Problem: From the first line of the listing below, retype each line up to and including the one with "ax.spines[side].set_capstyle('projecting')"; pictures stay out.

Data lines:
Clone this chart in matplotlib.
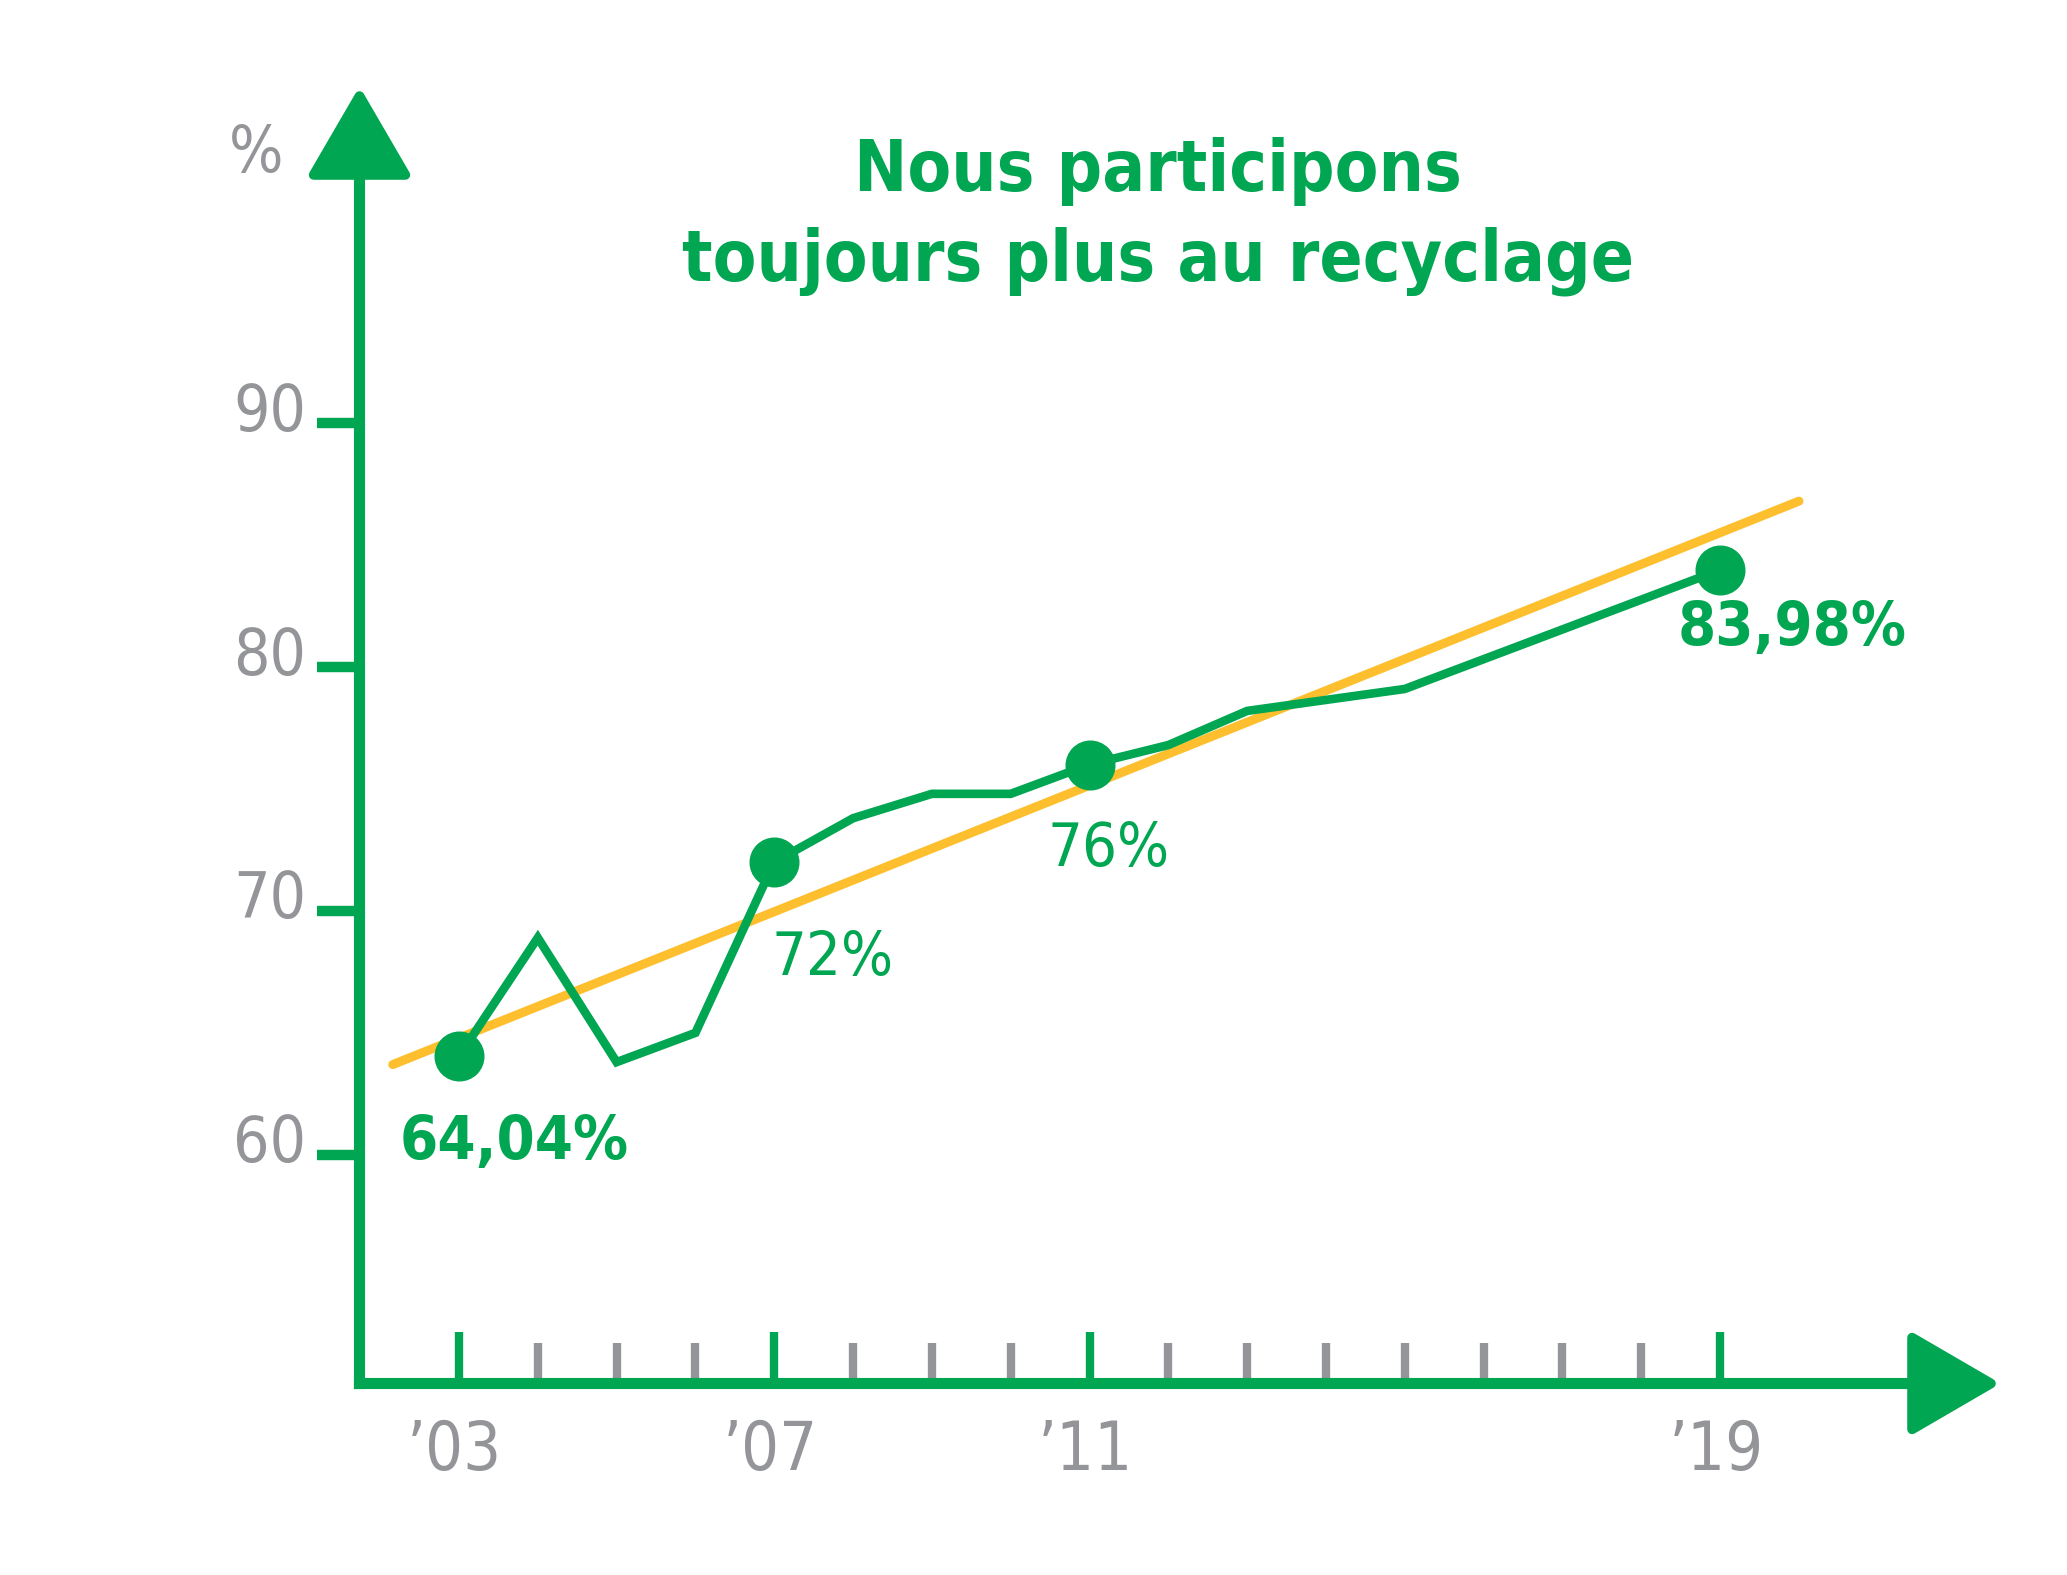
import matplotlib
matplotlib.use('Agg')
import matplotlib.pyplot as plt
from matplotlib.markers import MarkerStyle
from matplotlib.path import Path

# recycling rate per year (the line skips 2014 and 2016-2018)
years = [2003, 2004, 2005, 2006, 2007, 2008, 2009, 2010, 2011, 2012, 2013, 2015, 2019]
rates = [64.04, 68.9, 63.8, 65.0, 72.0, 73.8, 74.8, 74.8, 76.0, 76.8, 78.2, 79.1, 83.98]

marked_years = [2003, 2007, 2011, 2019]
marked_rates = [64.04, 72.0, 76.0, 83.98]
marked_labels = ['64,04%', '72%', '76%', '83,98%']
marked_bold = [True, False, False, True]

trend_years = [2002.16, 2020.0]
trend_rates = [63.7, 86.8]

tick_years = list(range(2003, 2020))
major_years = [2003, 2007, 2011, 2019]
year_labels = ['\u201903', '\u201907', '\u201911', '\u201919']
y_ticks = [60, 70, 80, 90]
y_labels = ['60', '70', '80', '90']

GREEN = '#00A651'
YELLOW = '#FDBF2D'
GRAY = '#939598'

plt.rcParams['font.family'] = ['DejaVu Sans']
plt.rcParams['font.stretch'] = 'condensed'

fig = plt.figure(figsize=(20.67, 15.75), dpi=100)
ax = fig.add_axes([0, 0, 1, 1])
ax.set_xlim(1997.177, 2023.401)
ax.set_ylim(42.772, 107.347)

y_axis_x = 2001.73
x_axis_y = 50.656
y_axis_top = 100.05
x_axis_end = 2021.41

for side in ['top', 'right']:
    ax.spines[side].set_visible(False)
ax.spines['left'].set_position(('data', y_axis_x))
ax.spines['left'].set_bounds(x_axis_y, y_axis_top)
ax.spines['bottom'].set_position(('data', x_axis_y))
ax.spines['bottom'].set_bounds(y_axis_x, x_axis_end)
for side in ['left', 'bottom']:
    ax.spines[side].set_color(GREEN)
    ax.spines[side].set_linewidth(8)
    ax.spines[side].set_capstyle('projecting')

ax.set_yticks(y_ticks)
ax.tick_params(axis='y', direction='out', length=30, width=7.5, color=GREEN,
               labelleft=False)
ax.set_xticks(major_years)
ax.set_xticks([y for y in tick_years if y not in major_years], minor=True)
ax.tick_params(axis='x', which='major', direction='in', length=37, width=6,
               color=GREEN, labelbottom=False)
ax.tick_params(axis='x', which='minor', direction='in', length=29, width=6,
               color=GRAY, labelbottom=False)

# arrow heads (closed triangles with rounded corners)
up_path = Path([(-0.5, -0.43), (0.5, -0.43), (0, 0.43), (-0.5, -0.43)], closed=True)
right_path = Path([(-0.43, -0.5), (-0.43, 0.5), (0.43, 0), (-0.43, -0.5)], closed=True)
up = MarkerStyle(up_path, joinstyle='round')
right = MarkerStyle(right_path, joinstyle='round')
ax.plot([y_axis_x], [101.81], marker=up, ms=66, mew=7, color=GREEN, clip_on=False)
ax.plot([2021.93], [x_axis_y], marker=right, ms=66, mew=7, color=GREEN, clip_on=False)

# tick labels
for v, t in zip(y_ticks, y_labels):
    ax.annotate(t, xy=(y_axis_x, v), xytext=(-38, -5.4), textcoords='offset points',
                ha='right', va='baseline', fontsize=46, color=GRAY)
for yr, t in zip(major_years, year_labels):
    ax.annotate(t, xy=(yr, x_axis_y), xytext=(-3, -63), textcoords='offset points',
                ha='center', va='baseline', fontsize=48, color=GRAY)
fig.text(0.1239, 0.9022, '%', ha='center', va='center', fontsize=46, color=GRAY)

# trend and series
ax.plot(trend_years, trend_rates, color=YELLOW, lw=6.5, solid_capstyle='round', zorder=3)
ax.plot(years, rates, color=GREEN, lw=6.2, solid_joinstyle='miter', zorder=4)
ax.plot(marked_years, marked_rates, 'o', color=GREEN, ms=35, zorder=5)

offsets = [(40, -74), (42, -81), (13.5, -73), (52, -54)]
for yr, v, t, b, off in zip(marked_years, marked_rates, marked_labels, marked_bold, offsets):
    ax.annotate(t, xy=(yr, v), xytext=off, textcoords='offset points',
                ha='center', va='baseline', fontsize=44, color=GREEN,
                fontweight='bold' if b else 'normal')

fig.text(0.5602, 0.8914, 'Nous participons', ha='center', va='center',
         fontsize=51, fontweight='bold', color=GREEN)
fig.text(0.5602, 0.8343, 'toujours plus au recyclage', ha='center', va='center',
         fontsize=51, fontweight='bold', color=GREEN)

fig.savefig('out.png', dpi=100)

Exercise response:
Clone this chart in matplotlib.
import matplotlib
matplotlib.use('Agg')
import matplotlib.pyplot as plt
from matplotlib.markers import MarkerStyle
from matplotlib.path import Path

# recycling rate per year (the line skips 2014 and 2016-2018)
years = [2003, 2004, 2005, 2006, 2007, 2008, 2009, 2010, 2011, 2012, 2013, 2015, 2019]
rates = [64.04, 68.9, 63.8, 65.0, 72.0, 73.8, 74.8, 74.8, 76.0, 76.8, 78.2, 79.1, 83.98]

marked_years = [2003, 2007, 2011, 2019]
marked_rates = [64.04, 72.0, 76.0, 83.98]
marked_labels = ['64,04%', '72%', '76%', '83,98%']
marked_bold = [True, False, False, True]

trend_years = [2002.16, 2020.0]
trend_rates = [63.7, 86.8]

tick_years = list(range(2003, 2020))
major_years = [2003, 2007, 2011, 2019]
year_labels = ['\u201903', '\u201907', '\u201911', '\u201919']
y_ticks = [60, 70, 80, 90]
y_labels = ['60', '70', '80', '90']

GREEN = '#00A651'
YELLOW = '#FDBF2D'
GRAY = '#939598'

plt.rcParams['font.family'] = ['DejaVu Sans']
plt.rcParams['font.stretch'] = 'condensed'

fig = plt.figure(figsize=(20.67, 15.75), dpi=100)
ax = fig.add_axes([0, 0, 1, 1])
ax.set_xlim(1997.177, 2023.401)
ax.set_ylim(42.772, 107.347)

y_axis_x = 2001.73
x_axis_y = 50.656
y_axis_top = 100.05
x_axis_end = 2021.41

for side in ['top', 'right']:
    ax.spines[side].set_visible(False)
ax.spines['left'].set_position(('data', y_axis_x))
ax.spines['left'].set_bounds(x_axis_y, y_axis_top)
ax.spines['bottom'].set_position(('data', x_axis_y))
ax.spines['bottom'].set_bounds(y_axis_x, x_axis_end)
for side in ['left', 'bottom']:
    ax.spines[side].set_color(GREEN)
    ax.spines[side].set_linewidth(8)
    ax.spines[side].set_capstyle('projecting')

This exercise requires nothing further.